Era curioso, toda su vida rodaba en función del calidoscopio por el que se alzara la vista, su vista, y a raíz de ello una mera sucesión de elementos se iban dando cita, pero sin embargo dos por encima de todo, dos señoras que se vestían de pies a cabeza, capaz de hacer temblar al más fuerte y que no faltarían jamás en cualquiera de nuestras vidas por muchas que fueran…la señora Melancolía y la señora Alegría.
Melancolía se aferraba casi siempre al pasado, a pensar de que cualquier tiempo pasado que vivimos fue mejor que el que nos toca vivir, la que nos acaricia el rostro con sones de antiguos amores que calentaron nuestra morada, por las que tantas locuras hicimos y tantos te quieros suspiramos, dijimos y callamos…
Era aquella tristeza en los días fríos que nos hacía recordar que nuestra cama hoy estaba más fría que nunca, que hoy tú decidiste abandonar el barco de mi ilusión y zarpar hacia otros lugares dejándome tiritando, roto y herido, es la que nos aparece en cada canción para recordarnos a ella, a tantísimos momentos lindos que vivimos juntos, a cuando nos abrazábamos y no dejábamos correr el aire entre nosotros, a recordar que se quedaron en el tintero tantísimas promesas que haríamos juntos y los millones de besos que caducaron y quedaron sin remite.
La alegría de estar triste, llamaban a esta melancolía, aquella que abordó mi cama en noches donde el insomnio era más grande que mi pecho, aquella centinela que conseguía entristecer mis ojos cada vez que miraba al horizonte, la que embriagaba en un desfile de suelos negros y arrastraba mi alma por aquellas carrozas de sangre y dolor…

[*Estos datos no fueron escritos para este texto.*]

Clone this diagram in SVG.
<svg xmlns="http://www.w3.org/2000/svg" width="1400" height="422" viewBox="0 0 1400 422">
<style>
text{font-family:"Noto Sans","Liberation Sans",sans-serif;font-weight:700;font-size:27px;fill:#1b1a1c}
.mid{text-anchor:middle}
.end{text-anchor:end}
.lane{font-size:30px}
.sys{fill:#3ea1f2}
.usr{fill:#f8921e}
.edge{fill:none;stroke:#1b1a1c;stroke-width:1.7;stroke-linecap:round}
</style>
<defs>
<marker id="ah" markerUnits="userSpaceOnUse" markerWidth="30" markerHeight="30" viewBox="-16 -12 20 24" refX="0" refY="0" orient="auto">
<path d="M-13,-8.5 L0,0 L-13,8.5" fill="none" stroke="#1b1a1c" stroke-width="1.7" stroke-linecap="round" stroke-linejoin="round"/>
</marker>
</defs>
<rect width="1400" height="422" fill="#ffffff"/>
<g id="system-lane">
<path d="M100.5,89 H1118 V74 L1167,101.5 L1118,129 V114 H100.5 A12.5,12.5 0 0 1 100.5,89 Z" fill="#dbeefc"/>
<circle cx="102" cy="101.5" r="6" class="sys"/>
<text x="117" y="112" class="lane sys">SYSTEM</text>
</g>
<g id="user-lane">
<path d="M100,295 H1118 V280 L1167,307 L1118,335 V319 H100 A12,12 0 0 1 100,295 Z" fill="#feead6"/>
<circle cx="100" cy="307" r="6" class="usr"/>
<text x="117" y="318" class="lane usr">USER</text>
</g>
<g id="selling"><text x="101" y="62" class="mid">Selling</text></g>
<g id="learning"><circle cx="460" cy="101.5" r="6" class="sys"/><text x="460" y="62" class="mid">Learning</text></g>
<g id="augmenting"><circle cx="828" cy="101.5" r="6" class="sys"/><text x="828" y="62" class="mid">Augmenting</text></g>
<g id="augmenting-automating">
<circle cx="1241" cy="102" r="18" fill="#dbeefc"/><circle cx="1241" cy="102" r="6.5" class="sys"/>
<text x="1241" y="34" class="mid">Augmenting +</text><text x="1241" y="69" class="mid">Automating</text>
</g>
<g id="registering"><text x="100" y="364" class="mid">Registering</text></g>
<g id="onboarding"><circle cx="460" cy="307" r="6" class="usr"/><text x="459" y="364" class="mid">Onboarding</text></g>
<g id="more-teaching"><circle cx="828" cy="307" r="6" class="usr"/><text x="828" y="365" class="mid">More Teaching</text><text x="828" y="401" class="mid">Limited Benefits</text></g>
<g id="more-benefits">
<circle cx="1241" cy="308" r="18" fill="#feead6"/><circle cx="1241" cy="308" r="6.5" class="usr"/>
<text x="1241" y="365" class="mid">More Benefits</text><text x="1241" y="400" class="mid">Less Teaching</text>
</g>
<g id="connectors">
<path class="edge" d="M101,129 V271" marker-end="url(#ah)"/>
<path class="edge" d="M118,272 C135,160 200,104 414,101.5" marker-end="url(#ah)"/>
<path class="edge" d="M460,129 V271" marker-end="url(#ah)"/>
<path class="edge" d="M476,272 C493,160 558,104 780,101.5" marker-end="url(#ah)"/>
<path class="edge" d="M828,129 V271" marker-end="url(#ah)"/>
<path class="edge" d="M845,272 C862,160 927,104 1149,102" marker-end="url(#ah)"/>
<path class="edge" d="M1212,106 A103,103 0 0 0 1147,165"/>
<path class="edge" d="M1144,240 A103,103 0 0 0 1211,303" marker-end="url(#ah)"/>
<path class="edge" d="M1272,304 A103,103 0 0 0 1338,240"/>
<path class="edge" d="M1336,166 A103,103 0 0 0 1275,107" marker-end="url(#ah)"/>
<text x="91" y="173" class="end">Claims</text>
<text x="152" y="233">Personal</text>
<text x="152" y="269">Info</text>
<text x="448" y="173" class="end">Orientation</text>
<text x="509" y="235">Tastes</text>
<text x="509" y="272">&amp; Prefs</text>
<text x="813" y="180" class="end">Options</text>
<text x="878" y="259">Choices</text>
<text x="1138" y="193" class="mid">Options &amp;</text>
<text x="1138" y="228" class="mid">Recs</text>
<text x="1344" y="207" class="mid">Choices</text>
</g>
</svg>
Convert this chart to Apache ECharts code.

La otra señora, Alegría, la que multiplicaba por un millón mis ganas de comerme el mundo, la que conseguía que con muy poco pudiera coger mi brocha de ilusión y pintar todo lo gris, aquella burlona que se disfrazaba de estrella fugaz, aquella que se convertía en ninfa de las fiestas de mi continente, aquella que me brindaba una mirada de ojos claros y me hacía soñar que sólo en mi almohada se cumplía el mayor de los deseos, la que se me aparecía con ojos de hermano y abrazos sinceros y me acompañarían por cualquiera de las sendas que escogiera…
La que no entendía de traiciones, de odios ni envidias, la que me regalaba un disfraz por febrero y el compás de una guitarra para que volviera a cantarle a lo que más quiero, para que mi corazón saliera por las venas de mis manos, para que en cada latido me sintiera más vivo que nunca…
Porque podría encontrar tantos momentos de alegría en el andar pausado de mi abuela, en la voz ronca de mi abuelo, en el olor de mi madre, en el destello de cualquier estrella de mi padre, en mis amigos, en mis ganas de seguir luchando por seguir llevando conmigo todas las alegrías del mundo…
Dos señoras, dos sentimientos totalmente opuestos, nuestra sístole y nuestra diástole…presentes ante una vida que nos toca por vivir y que siempre estarán ahí, por suerte, por desgracia…por siempre.